- Exercise aim
Print the material below exactly as it stands, please, from its first line to the line holding "const icuPatients = spring2020.concat(summer2020, autumnWinter);", with no pictures.
— START Source material —
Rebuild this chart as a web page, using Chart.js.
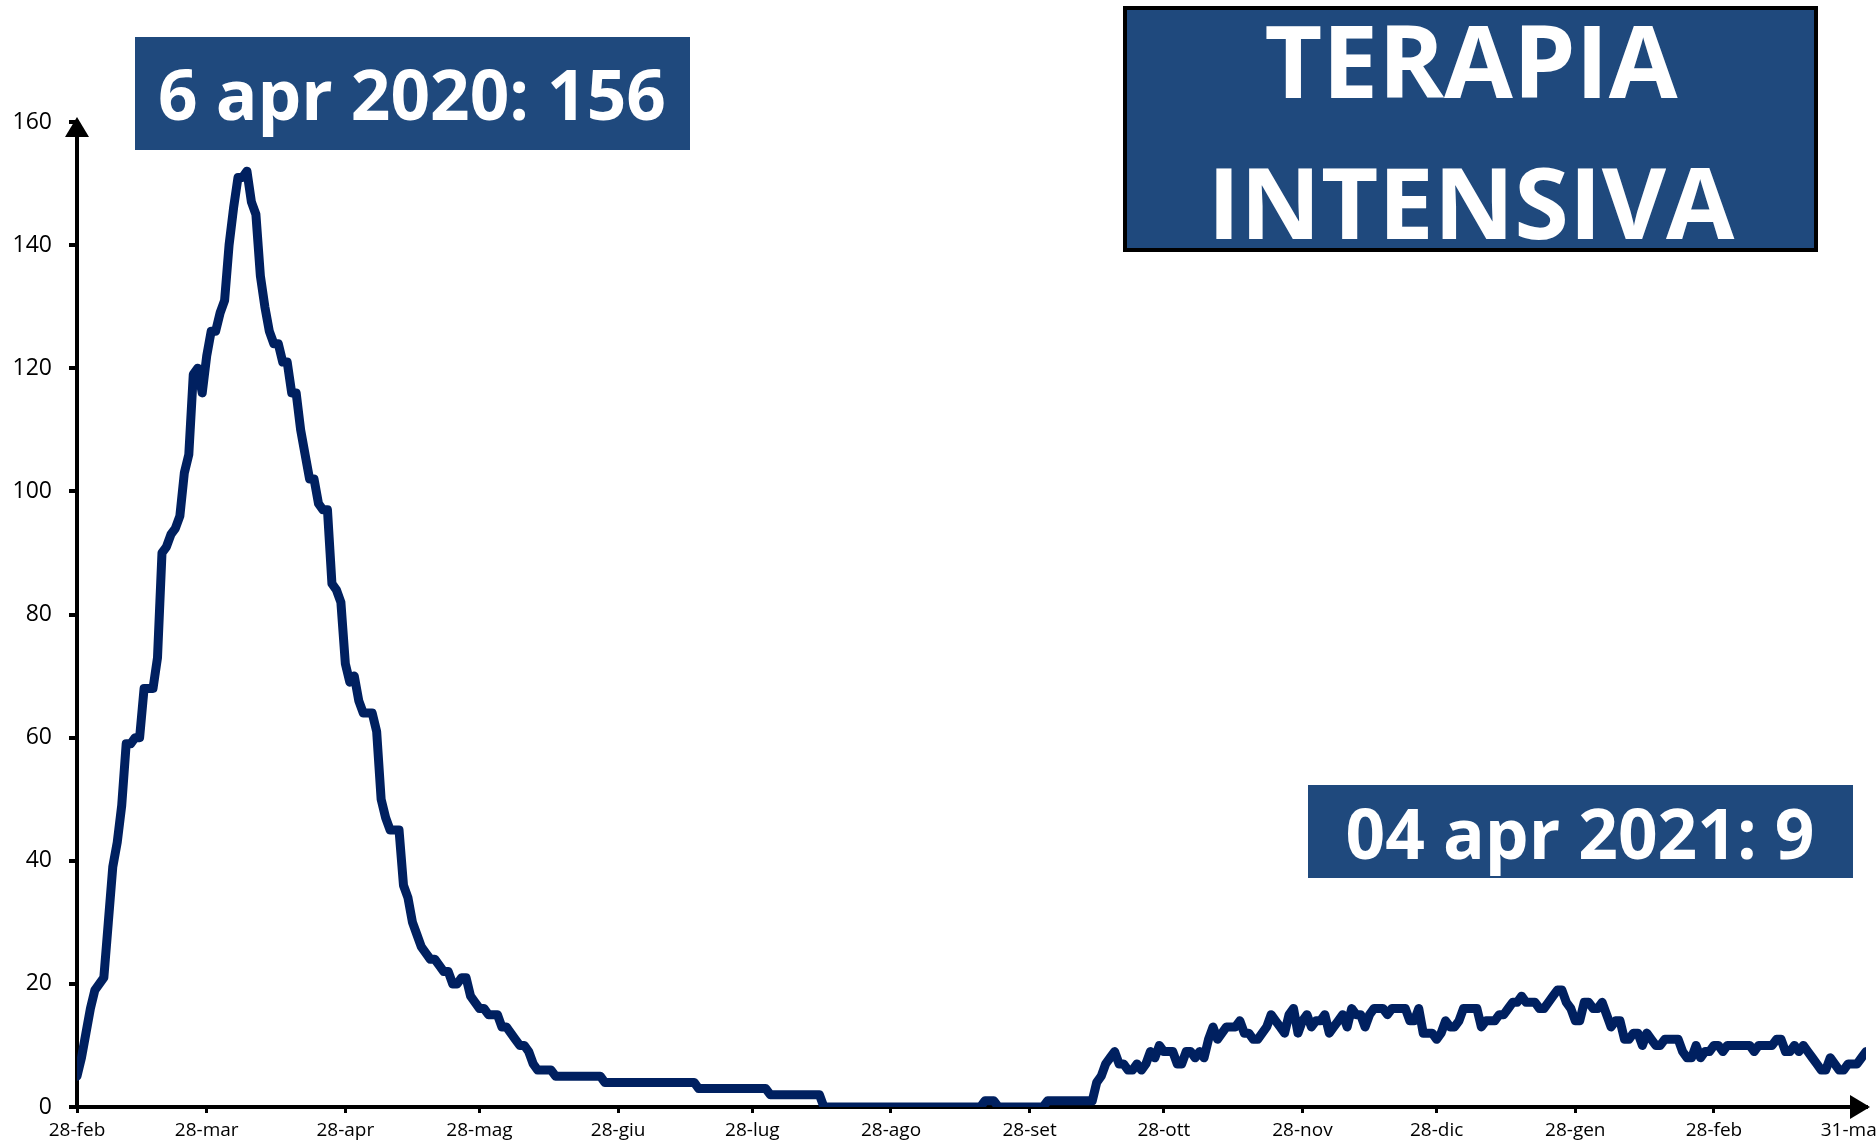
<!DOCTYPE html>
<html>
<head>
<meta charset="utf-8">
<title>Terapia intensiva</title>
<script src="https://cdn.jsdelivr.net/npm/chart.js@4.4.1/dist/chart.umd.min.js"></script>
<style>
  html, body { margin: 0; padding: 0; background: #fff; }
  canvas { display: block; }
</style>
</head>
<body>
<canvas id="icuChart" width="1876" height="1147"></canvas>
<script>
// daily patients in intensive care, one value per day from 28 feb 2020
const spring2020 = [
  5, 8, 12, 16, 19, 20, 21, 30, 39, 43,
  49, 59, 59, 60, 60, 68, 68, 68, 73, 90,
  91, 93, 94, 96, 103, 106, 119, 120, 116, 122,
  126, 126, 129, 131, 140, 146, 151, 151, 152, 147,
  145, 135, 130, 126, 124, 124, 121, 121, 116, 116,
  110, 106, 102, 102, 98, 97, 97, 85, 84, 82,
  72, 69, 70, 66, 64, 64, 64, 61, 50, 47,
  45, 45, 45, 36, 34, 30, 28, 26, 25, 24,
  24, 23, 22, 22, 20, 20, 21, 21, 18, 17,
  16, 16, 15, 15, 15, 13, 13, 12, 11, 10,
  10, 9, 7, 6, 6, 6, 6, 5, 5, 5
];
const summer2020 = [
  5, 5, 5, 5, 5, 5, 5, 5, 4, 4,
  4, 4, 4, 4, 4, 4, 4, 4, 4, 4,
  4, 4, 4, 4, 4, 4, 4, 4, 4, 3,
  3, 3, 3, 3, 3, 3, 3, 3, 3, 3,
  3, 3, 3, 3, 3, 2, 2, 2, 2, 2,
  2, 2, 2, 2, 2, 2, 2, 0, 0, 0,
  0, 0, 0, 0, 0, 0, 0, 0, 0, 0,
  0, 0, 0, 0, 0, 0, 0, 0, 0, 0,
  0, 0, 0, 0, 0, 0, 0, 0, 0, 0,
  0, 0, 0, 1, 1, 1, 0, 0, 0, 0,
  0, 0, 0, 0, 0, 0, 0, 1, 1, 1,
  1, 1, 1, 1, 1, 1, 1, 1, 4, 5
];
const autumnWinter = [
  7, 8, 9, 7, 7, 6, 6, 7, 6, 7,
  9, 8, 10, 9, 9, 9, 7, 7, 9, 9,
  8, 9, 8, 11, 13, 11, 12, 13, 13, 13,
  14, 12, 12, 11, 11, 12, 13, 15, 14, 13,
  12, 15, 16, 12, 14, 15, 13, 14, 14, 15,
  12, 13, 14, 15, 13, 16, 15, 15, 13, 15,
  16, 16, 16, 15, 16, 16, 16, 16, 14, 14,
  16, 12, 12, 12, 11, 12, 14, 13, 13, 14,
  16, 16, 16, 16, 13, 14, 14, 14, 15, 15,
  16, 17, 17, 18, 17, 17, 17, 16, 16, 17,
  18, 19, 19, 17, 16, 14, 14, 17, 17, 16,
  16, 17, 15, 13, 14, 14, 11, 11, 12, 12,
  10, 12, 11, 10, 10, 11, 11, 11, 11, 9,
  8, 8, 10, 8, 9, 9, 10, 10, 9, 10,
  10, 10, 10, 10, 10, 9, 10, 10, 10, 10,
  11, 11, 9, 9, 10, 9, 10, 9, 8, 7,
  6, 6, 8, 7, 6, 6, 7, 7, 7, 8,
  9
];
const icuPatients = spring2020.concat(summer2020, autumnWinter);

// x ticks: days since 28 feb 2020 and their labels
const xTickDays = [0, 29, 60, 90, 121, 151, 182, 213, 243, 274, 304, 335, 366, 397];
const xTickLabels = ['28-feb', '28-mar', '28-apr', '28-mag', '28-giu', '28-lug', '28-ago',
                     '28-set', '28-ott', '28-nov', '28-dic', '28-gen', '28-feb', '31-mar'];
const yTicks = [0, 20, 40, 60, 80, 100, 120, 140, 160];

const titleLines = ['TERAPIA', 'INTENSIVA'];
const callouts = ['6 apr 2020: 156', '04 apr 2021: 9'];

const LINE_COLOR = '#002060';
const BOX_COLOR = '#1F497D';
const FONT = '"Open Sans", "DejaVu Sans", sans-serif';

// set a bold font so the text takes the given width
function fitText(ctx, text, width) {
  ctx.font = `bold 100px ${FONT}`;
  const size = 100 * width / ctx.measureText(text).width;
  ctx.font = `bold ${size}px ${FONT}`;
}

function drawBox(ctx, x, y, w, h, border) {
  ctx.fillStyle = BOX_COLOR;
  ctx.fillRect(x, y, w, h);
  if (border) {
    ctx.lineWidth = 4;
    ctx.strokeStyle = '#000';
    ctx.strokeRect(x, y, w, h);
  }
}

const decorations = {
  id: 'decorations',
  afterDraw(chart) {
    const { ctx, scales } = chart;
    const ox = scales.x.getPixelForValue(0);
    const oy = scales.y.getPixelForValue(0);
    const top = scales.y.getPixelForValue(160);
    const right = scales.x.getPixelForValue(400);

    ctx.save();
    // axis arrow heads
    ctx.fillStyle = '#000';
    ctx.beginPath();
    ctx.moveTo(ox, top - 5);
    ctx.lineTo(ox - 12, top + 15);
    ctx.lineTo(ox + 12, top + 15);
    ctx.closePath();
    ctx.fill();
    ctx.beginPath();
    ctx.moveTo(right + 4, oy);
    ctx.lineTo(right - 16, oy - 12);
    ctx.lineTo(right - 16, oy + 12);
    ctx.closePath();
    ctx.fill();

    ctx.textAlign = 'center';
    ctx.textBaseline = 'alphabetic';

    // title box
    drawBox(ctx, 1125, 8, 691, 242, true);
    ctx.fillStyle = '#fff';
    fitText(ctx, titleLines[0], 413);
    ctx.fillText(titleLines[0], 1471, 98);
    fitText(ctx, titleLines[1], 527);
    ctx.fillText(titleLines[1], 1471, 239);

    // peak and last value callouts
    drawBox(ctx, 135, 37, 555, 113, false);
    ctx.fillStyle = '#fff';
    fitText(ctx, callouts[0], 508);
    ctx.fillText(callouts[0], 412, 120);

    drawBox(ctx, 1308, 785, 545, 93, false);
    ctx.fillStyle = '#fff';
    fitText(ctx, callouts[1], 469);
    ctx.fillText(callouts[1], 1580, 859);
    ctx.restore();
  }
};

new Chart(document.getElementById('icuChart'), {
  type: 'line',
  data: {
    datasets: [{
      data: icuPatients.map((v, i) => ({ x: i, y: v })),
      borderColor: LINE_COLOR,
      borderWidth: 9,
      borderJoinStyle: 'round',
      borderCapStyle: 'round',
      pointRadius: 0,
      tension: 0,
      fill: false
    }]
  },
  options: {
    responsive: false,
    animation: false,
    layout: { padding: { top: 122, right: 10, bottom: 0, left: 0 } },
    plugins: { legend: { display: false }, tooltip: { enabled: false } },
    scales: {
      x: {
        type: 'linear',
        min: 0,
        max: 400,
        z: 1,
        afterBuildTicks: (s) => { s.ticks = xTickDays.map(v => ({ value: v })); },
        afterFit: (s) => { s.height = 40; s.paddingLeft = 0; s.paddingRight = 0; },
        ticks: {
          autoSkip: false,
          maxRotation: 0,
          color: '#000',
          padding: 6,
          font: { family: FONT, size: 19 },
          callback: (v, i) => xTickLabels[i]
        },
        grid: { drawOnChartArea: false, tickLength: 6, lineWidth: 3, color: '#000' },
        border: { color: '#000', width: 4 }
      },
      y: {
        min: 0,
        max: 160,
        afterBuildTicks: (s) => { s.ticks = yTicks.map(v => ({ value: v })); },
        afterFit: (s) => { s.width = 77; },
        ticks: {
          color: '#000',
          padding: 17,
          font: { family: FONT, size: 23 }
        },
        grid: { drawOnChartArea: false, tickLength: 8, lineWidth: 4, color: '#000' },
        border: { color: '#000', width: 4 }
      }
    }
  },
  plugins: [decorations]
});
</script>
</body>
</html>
— END Source material —
- Result for this task
Rebuild this chart as a web page, using Chart.js.
<!DOCTYPE html>
<html>
<head>
<meta charset="utf-8">
<title>Terapia intensiva</title>
<script src="https://cdn.jsdelivr.net/npm/chart.js@4.4.1/dist/chart.umd.min.js"></script>
<style>
  html, body { margin: 0; padding: 0; background: #fff; }
  canvas { display: block; }
</style>
</head>
<body>
<canvas id="icuChart" width="1876" height="1147"></canvas>
<script>
// daily patients in intensive care, one value per day from 28 feb 2020
const spring2020 = [
  5, 8, 12, 16, 19, 20, 21, 30, 39, 43,
  49, 59, 59, 60, 60, 68, 68, 68, 73, 90,
  91, 93, 94, 96, 103, 106, 119, 120, 116, 122,
  126, 126, 129, 131, 140, 146, 151, 151, 152, 147,
  145, 135, 130, 126, 124, 124, 121, 121, 116, 116,
  110, 106, 102, 102, 98, 97, 97, 85, 84, 82,
  72, 69, 70, 66, 64, 64, 64, 61, 50, 47,
  45, 45, 45, 36, 34, 30, 28, 26, 25, 24,
  24, 23, 22, 22, 20, 20, 21, 21, 18, 17,
  16, 16, 15, 15, 15, 13, 13, 12, 11, 10,
  10, 9, 7, 6, 6, 6, 6, 5, 5, 5
];
const summer2020 = [
  5, 5, 5, 5, 5, 5, 5, 5, 4, 4,
  4, 4, 4, 4, 4, 4, 4, 4, 4, 4,
  4, 4, 4, 4, 4, 4, 4, 4, 4, 3,
  3, 3, 3, 3, 3, 3, 3, 3, 3, 3,
  3, 3, 3, 3, 3, 2, 2, 2, 2, 2,
  2, 2, 2, 2, 2, 2, 2, 0, 0, 0,
  0, 0, 0, 0, 0, 0, 0, 0, 0, 0,
  0, 0, 0, 0, 0, 0, 0, 0, 0, 0,
  0, 0, 0, 0, 0, 0, 0, 0, 0, 0,
  0, 0, 0, 1, 1, 1, 0, 0, 0, 0,
  0, 0, 0, 0, 0, 0, 0, 1, 1, 1,
  1, 1, 1, 1, 1, 1, 1, 1, 4, 5
];
const autumnWinter = [
  7, 8, 9, 7, 7, 6, 6, 7, 6, 7,
  9, 8, 10, 9, 9, 9, 7, 7, 9, 9,
  8, 9, 8, 11, 13, 11, 12, 13, 13, 13,
  14, 12, 12, 11, 11, 12, 13, 15, 14, 13,
  12, 15, 16, 12, 14, 15, 13, 14, 14, 15,
  12, 13, 14, 15, 13, 16, 15, 15, 13, 15,
  16, 16, 16, 15, 16, 16, 16, 16, 14, 14,
  16, 12, 12, 12, 11, 12, 14, 13, 13, 14,
  16, 16, 16, 16, 13, 14, 14, 14, 15, 15,
  16, 17, 17, 18, 17, 17, 17, 16, 16, 17,
  18, 19, 19, 17, 16, 14, 14, 17, 17, 16,
  16, 17, 15, 13, 14, 14, 11, 11, 12, 12,
  10, 12, 11, 10, 10, 11, 11, 11, 11, 9,
  8, 8, 10, 8, 9, 9, 10, 10, 9, 10,
  10, 10, 10, 10, 10, 9, 10, 10, 10, 10,
  11, 11, 9, 9, 10, 9, 10, 9, 8, 7,
  6, 6, 8, 7, 6, 6, 7, 7, 7, 8,
  9
];
const icuPatients = spring2020.concat(summer2020, autumnWinter);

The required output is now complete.